● **GOAL**
Copy out each line of the data holding "this".

● **RECORDS TO USE**
────────────────────────────────────────
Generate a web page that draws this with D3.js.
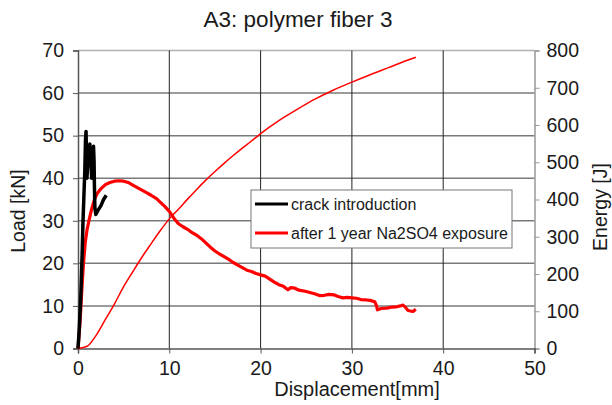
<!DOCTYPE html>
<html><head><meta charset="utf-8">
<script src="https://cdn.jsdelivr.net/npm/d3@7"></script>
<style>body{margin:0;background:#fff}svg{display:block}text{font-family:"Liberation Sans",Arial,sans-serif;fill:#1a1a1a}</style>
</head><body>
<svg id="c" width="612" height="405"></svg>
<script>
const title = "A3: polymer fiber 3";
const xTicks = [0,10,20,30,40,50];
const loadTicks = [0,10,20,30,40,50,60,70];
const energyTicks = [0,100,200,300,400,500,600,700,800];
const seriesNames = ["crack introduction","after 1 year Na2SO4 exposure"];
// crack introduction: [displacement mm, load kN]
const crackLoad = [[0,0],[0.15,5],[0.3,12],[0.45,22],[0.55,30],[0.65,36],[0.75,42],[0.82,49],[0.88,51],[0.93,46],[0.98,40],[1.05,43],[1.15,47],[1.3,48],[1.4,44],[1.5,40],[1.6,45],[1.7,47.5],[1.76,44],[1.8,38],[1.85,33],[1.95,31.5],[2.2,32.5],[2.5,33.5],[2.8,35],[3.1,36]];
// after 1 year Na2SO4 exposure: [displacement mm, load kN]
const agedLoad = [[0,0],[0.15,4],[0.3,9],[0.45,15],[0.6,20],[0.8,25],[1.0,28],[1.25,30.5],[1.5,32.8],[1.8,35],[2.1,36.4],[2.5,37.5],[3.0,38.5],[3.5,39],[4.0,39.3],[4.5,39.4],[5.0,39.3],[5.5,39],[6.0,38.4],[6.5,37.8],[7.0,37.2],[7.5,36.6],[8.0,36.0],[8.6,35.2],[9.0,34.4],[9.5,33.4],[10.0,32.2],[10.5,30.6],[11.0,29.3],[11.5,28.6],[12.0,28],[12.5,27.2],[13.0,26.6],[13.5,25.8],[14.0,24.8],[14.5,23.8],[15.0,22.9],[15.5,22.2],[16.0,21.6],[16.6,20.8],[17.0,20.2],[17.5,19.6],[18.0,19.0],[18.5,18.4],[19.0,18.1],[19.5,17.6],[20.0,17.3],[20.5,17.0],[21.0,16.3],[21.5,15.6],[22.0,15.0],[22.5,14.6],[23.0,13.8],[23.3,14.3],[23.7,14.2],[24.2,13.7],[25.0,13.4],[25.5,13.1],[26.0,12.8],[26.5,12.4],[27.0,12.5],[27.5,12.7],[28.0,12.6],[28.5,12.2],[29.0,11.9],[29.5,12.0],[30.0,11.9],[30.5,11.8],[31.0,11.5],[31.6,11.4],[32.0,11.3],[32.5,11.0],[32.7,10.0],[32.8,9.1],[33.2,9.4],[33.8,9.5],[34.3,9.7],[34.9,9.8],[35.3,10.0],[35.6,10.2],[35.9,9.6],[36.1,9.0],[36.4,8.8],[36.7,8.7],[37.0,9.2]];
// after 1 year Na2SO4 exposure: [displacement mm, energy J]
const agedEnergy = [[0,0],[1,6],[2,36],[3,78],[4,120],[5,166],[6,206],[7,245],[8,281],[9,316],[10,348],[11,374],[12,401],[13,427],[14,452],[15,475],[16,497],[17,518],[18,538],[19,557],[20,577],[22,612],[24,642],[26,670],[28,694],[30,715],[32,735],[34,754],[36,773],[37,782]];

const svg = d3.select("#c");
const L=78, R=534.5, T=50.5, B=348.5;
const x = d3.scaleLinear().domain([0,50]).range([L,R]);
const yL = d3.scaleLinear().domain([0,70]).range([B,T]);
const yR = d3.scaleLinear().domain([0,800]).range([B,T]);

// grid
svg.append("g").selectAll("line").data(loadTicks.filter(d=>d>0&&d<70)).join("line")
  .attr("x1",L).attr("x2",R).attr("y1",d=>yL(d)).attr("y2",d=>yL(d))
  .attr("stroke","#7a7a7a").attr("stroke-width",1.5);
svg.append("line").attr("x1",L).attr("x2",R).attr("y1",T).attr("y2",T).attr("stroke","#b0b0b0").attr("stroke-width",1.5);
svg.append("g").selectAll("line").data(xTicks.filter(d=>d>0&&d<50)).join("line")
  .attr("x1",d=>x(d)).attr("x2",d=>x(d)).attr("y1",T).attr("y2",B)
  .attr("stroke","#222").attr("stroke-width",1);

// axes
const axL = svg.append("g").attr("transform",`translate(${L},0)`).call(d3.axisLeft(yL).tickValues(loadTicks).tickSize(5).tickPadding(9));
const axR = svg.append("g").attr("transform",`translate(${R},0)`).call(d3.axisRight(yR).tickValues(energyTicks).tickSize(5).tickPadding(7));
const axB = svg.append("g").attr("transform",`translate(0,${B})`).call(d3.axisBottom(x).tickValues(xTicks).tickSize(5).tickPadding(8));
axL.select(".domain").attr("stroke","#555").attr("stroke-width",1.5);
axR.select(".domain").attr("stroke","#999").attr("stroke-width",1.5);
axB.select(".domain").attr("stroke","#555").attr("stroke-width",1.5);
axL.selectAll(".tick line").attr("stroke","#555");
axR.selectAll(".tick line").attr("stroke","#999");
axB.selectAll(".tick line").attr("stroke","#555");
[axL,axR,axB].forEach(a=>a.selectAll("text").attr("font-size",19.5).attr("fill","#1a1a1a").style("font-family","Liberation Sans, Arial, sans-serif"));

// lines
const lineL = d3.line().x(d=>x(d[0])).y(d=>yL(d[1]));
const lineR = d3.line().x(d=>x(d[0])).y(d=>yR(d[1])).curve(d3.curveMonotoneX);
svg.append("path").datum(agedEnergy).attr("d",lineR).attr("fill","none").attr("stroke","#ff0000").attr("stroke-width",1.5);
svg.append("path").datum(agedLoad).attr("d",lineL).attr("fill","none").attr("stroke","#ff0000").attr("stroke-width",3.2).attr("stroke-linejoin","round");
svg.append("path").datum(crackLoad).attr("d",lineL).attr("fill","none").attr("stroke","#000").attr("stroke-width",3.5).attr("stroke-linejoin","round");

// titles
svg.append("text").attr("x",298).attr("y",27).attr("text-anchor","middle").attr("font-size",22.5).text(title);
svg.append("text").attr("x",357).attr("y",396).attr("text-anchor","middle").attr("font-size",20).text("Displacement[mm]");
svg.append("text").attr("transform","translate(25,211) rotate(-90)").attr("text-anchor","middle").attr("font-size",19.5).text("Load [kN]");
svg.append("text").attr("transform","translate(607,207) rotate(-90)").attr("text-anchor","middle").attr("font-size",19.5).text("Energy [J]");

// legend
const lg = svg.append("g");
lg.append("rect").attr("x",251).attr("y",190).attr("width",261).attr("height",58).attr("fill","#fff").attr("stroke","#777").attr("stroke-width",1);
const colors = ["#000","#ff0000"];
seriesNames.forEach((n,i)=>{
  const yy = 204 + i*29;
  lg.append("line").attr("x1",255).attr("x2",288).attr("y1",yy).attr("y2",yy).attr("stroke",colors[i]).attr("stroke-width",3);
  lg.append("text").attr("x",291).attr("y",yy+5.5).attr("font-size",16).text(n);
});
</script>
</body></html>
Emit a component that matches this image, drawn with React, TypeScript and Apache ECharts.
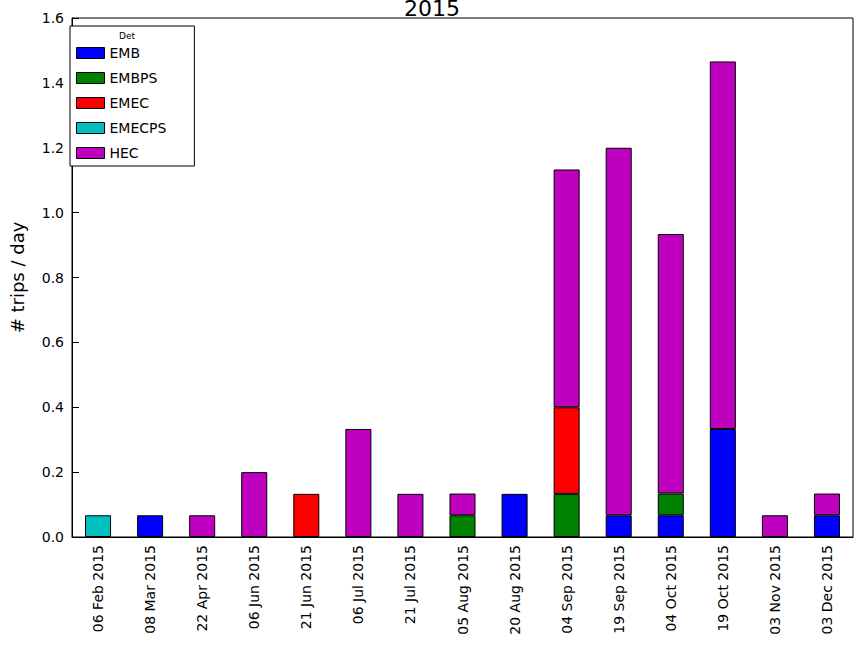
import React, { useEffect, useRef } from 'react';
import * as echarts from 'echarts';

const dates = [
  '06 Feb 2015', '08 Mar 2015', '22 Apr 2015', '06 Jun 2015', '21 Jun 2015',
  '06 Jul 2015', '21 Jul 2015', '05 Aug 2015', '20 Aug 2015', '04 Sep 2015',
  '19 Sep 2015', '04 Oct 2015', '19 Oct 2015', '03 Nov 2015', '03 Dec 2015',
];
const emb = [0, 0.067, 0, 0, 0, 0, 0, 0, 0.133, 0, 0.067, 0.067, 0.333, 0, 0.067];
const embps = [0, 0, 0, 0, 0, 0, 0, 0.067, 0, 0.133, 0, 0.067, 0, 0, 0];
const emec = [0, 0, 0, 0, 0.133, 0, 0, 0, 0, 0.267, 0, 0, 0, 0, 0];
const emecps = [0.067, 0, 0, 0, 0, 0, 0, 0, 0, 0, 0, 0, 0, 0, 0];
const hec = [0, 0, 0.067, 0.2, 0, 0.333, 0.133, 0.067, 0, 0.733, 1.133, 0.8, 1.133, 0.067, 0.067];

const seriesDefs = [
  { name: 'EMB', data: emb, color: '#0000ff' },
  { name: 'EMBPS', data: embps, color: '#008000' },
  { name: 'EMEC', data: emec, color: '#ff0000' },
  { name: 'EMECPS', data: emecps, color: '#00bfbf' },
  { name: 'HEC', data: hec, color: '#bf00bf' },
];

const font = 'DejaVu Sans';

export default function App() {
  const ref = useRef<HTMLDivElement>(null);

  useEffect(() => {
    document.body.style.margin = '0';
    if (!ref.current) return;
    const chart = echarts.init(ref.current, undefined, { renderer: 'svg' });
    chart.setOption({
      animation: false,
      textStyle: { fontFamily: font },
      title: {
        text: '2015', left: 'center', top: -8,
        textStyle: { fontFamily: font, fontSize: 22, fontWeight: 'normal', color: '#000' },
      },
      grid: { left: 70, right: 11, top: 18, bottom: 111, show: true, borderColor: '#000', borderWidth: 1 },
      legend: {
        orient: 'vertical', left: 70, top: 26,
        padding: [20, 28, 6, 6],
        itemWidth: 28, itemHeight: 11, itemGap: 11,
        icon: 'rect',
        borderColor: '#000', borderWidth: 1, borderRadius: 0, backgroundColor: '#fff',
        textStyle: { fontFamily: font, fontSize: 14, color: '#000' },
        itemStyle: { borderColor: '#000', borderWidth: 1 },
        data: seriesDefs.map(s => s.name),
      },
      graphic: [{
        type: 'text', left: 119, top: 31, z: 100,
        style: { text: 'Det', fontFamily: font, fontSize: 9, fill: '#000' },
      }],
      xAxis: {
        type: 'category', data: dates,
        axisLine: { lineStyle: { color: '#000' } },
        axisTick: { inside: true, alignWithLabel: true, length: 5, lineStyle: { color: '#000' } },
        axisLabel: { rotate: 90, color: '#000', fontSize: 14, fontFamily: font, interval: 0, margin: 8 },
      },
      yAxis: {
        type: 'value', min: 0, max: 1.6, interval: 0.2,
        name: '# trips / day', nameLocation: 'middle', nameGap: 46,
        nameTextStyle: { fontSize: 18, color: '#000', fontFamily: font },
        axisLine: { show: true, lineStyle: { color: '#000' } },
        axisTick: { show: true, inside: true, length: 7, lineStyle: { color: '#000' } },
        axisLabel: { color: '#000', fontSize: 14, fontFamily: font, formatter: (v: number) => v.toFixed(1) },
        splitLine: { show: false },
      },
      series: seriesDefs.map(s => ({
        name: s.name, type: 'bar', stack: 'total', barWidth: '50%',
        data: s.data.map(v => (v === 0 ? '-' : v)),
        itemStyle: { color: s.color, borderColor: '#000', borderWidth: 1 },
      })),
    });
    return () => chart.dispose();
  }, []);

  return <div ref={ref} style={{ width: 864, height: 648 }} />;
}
────────────────────────────────────────
● **EXERCISE OUTPUT**
Generate a web page that draws this with D3.js.
Emit a component that matches this image, drawn with React, TypeScript and Apache ECharts.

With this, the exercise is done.